The battle cry of 1970s feminism, “Biology is not Destiny,” has been exposed as an empty slogan as the Humanum Colloquium builds upon the groundwork laid by St. John Paul II’s profound exposition of the theology of the body. Masculine and feminine are not categories “imposed” from without on the basis of one’s bodily features, but rather each is an intrinsic character which is expressed outwardly by the body.
Dubbed by Pope Francis the “Pope of the family” at his canonization, St. John Paul II left the world teachings on human love, sexuality, marriage and the family, including the theology of the body, that are the richest in the history of the Magisterium, says Fr. Roger Landry, Chaplain of Catholic Voices USA.
Most of our modern questions on the family were tackled in great depth in John Paul’s 1981 exhortation Familiaris Consortio (The Role of the Family in the Modern World). In 1994 he wrote his Letter to Families — which developed how “the history of mankind, the history of salvation passes by way of the family.”
Most thoroughly developed was his five-year catechesis on Human Love in the Divine Plan, which centered on the nuptial dimension of human life and the importance of the sacrament of marriage in human redemption. These talks became known as “the theology of the body” and have had a growing impact on Christian thinking about what it means to be embodied as male or female.
According to Professor John Grabowski, Department of Theology, Catholic University of America, “Reflecting on the Genesis accounts of creation, Pope John Paul II underscored the way in which the body reflects or expresses the person.
“The human person discovers his dignity through his body and its capacity to express his ability to think and to choose, unlike the animals, who lack this ability,” he said.

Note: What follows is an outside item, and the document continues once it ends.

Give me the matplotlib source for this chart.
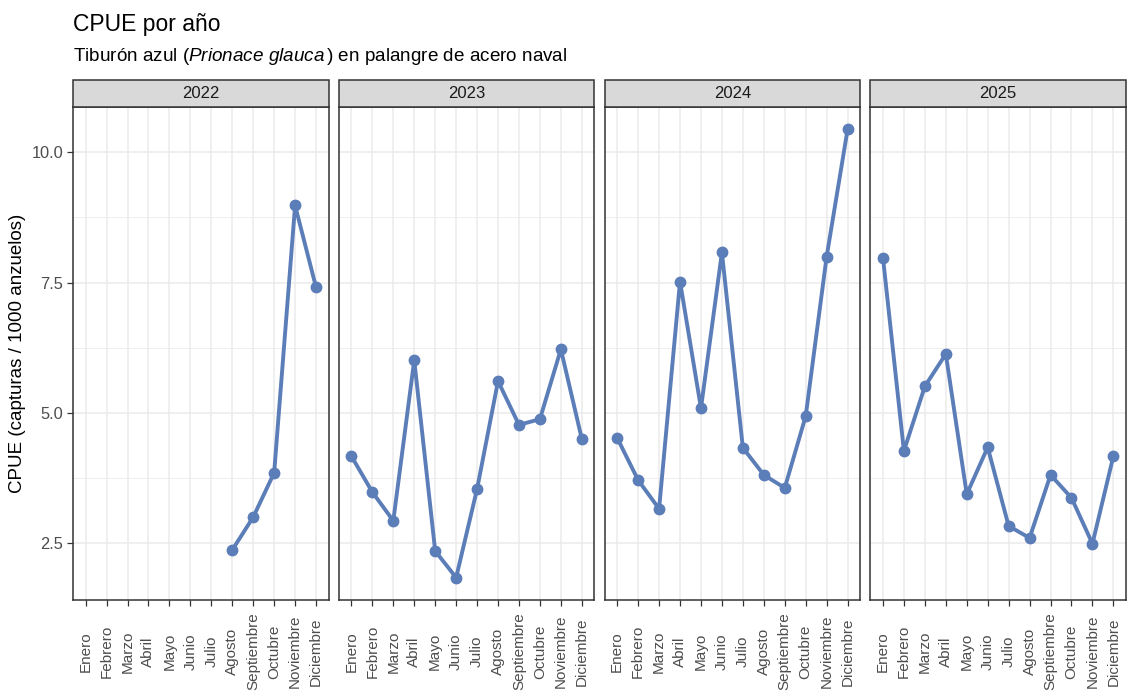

“Yet humanity is radically lacking in its expression in only one sex,” Grabowski explains. “The full meaning of the body and hence the human person is revealed only when the man stands over against another unique way of being human—woman. This distinctive way of being a person and a gift for others, male and female, reflects what the late Pope called ‘the nuptial meaning of the body.’”
It is precisely this “complementarity” between the sexes that formed the overarching theme of the Humanum colloquium.
Fr. Landry observes that “Pope Francis emphasized, with great pastoral wisdom, that without the fuller proclamation of the love of God, there’s a danger that many will misconstrue the Church’s teachings in areas of human sexuality, marriage and family as arbitrary rules that have little connection to Jesus.”
John Paul II’s teachings, however, especially his theology of the body, provide the kerygmatic “context” Pope Francis insists is so crucial, says Fr. Landry. They demonstrate that the Church’s teachings are not a “disjointed multitude of doctrines,” but, in fact, part of a whole message of who God is, who the human person — “male and female” — is, and the right path after the Fall to grow more and more into God’s likeness as a communion of persons in love.